I first wore Dansko clogs my first semester of nursing school. I picked them out, in their blinding white glory, to be my shoes for clinicals. I lied to the shoe lady who asked me if I had worn them before, as she warned me they could be hard to get used to (PS – She was maybe a little right.), but I adjusted, and I would say that I have mostly loved wearing them for the 15ish years since then.
I have accrued quite a collection over the years. I no longer have those white ones, but I have them in red and cordovan and black and brown. I have a couple of pairs with patterns on them. I have a wool pair. I have some on my wish list (It is surprisingly hard to convince your that you “deserve” a new pair of $150+ shoes on the regular.). Right now, I have the red ones on my feet (purchased on a vacation in Bar Harbor, ME, back when I was still married, which places it in the 2010ish era).

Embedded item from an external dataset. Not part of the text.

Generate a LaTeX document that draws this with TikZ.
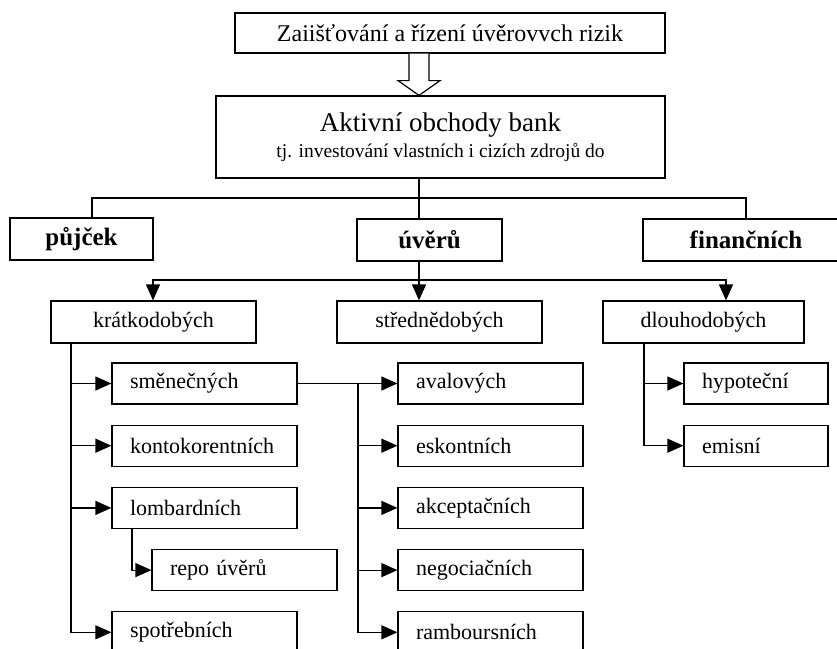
\documentclass[tikz,border=0pt]{standalone}
\usepackage{fontspec}
\setmainfont{Liberation Serif}
\usetikzlibrary{arrows.meta, positioning, calc}

\begin{document}
\begin{tikzpicture}[x=1pt,y=-1pt,node distance=20pt,>={Triangle[length=16pt,width=14pt]},line width=1.2pt]

	\tikzset{node box/.style={rectangle, draw, inner sep=0pt,
			minimum height=42pt,
			font=\fontsize{22}{26}\selectfont}}
	\tikzset{node head/.style={node box,
			font=\bfseries\fontsize{25}{28}\selectfont}}
	\tikzset{node sub/.style={node box, minimum height=41pt,
			inner xsep=18pt, text width=149pt, align=left}}
	\tikzset{link/.style={->, to path={|- (\tikztotarget)}}}

	\useasboundingbox (0,0) rectangle (837,648);
	\clip (0,0) rectangle (837,648);

	\node[node box, minimum width=430pt, minimum height=40pt, font=\fontsize{24}{28}\selectfont] (risk) at (450,33) {Zaiišťování a řízení úvěrovvch rizik};
	\node[node box, minimum width=449pt, minimum height=82pt, align=center, font=\fontsize{19.5}{26}\selectfont] (bank) at (440.5,137) {{\fontsize{27}{30}\selectfont Aktivní obchody bank}\\tj. investování vlastních i cizích zdrojů do};

	\node[node head, minimum width=143pt] (loan) at (81.5,239) {půjček};
	\node[node head, minimum width=145pt] (credit) at (429.5,240) {úvěrů};
	\node[node head, minimum width=206pt] (fin) at (746,240) {finančních};

	\node[node box, minimum width=205pt] (short) at (153.5,322) {krátkodobých};
	\node[node box, minimum width=205pt] (medium) at (439.5,322) {střednědobých};
	\node[node box, minimum width=201pt] (long) at (703.5,322) {dlouhodobých};

	\node[node sub] (S1) at (204.5,383.5) {směnečných};
	\node[node sub, below=of S1] (S2) {kontokorentních};
	\node[node sub, below=of S2] (S3) {lombardních};
	\node[node sub, below=of S3, xshift=40pt] (S4) {repo úvěrů};
	\node[node sub, below=of S4, xshift=-40pt] (S5) {spotřebních};

	\node[node sub] (M1) at (490.5,383.5) {avalových};
	\node[node sub, below=of M1] (M2) {eskontních};
	\node[node sub, below=of M2] (M3) {akceptačních};
	\node[node sub, below=of M3] (M4) {negociačních};
	\node[node sub, below=of M4] (M5) {ramboursních};

	\node[node sub, text width=108pt] (L1) at (756,383.5) {hypoteční};
	\node[node sub, text width=108pt, below=of L1] (L2) {emisní};

	% junctions of the connectors
	\coordinate (bus l) at (92,198);
	\coordinate (bus c) at (419,198);
	\coordinate (bus r) at (746,198);
	\coordinate (sub l) at (153,280);
	\coordinate (sub c) at (419,280);
	\coordinate (sub r) at (726,280);
	\coordinate (trunk s) at (71,0);
	\coordinate (trunk r) at (132,0);
	\coordinate (trunk m) at (358,0);
	\coordinate (trunk d) at (644,0);

	% hollow arrow
	\coordinate (tail) at (risk.south -| bus c);
	\coordinate (tip) at (bank.north -| bus c);
	\draw[fill=white] ($(tail)+(-10,0)$) -- ++(0,27) -- ++(-11,0) -- (tip)
		-- ($(tail)+(21,27)$) -- ++(-11,0) -- ++(0,-27);

	\draw (bank.south -| bus c) -- (credit.north -| bus c);
	\draw (loan.north -| bus l) -- (bus l) -- (bus r) -- (fin.north -| bus r);
	\draw (credit.south -| sub c) -- (sub c);
	\draw (sub c) edge[->] (medium.north -| sub c)
	(sub c) edge[->, to path={-| (\tikztotarget)}] (short.north -| sub l)
	(sub c) edge[->, to path={-| (\tikztotarget)}] (long.north -| sub r);

	\draw
	(short.south -| trunk s) edge[link] (S1.west)
	(short.south -| trunk s) edge[link] (S2.west)
	(short.south -| trunk s) edge[link] (S3.west)
	(short.south -| trunk s) edge[link] (S5.west)
	(S3.south -| trunk r) edge[link] (S4.west)
	(S1.east) edge[->] (M1.west)
	(S1.east -| trunk m) edge[link] (M2.west)
	(S1.east -| trunk m) edge[link] (M3.west)
	(S1.east -| trunk m) edge[link] (M4.west)
	(S1.east -| trunk m) edge[link] (M5.west)
	(long.south -| trunk d) edge[link] (L1.west)
	(long.south -| trunk d) edge[link] (L2.west);
\end{tikzpicture}
\end{document}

Over the last year or so, I have started wearing my Danskos pretty often with my usual bottoms, which, when I am not working, are usually either a cropped or a skinny jean. I think the ankle jean and clog look is probably not one that most people are fond of. The jeans I have on today, coupled with my red shoes, do make me look as if I were waiting for a flood (and it has been raining for weeks here in Pennsylvania, so…).
I am 42 years old, and finally, FINALLY, I do not care. I look in the mirror. I think the combo is kind of cute. I am not setting out to impress anyone. It’s a(nother) rainy day here. I don’t have many plans for the day. I want to be comfortable.
This is not to say that I don’t ever care. I still struggle with body image issues. I still want to find the “right” diet that will help me lose The Weight (Someone once remarked after I had lost weight that I looked really good because I had lost The Weight. He meant it innocently, and I don’t hold it against him, but it did give me something to call the nemesis I was constantly at war with.). I have been, more or less, stuck at the same weight +/- five pounds for the past year. And I know that is because my eating disorder has been pretty active for much of the past year. Today I feel happy though, in my red shoes. Today is going to be a good day.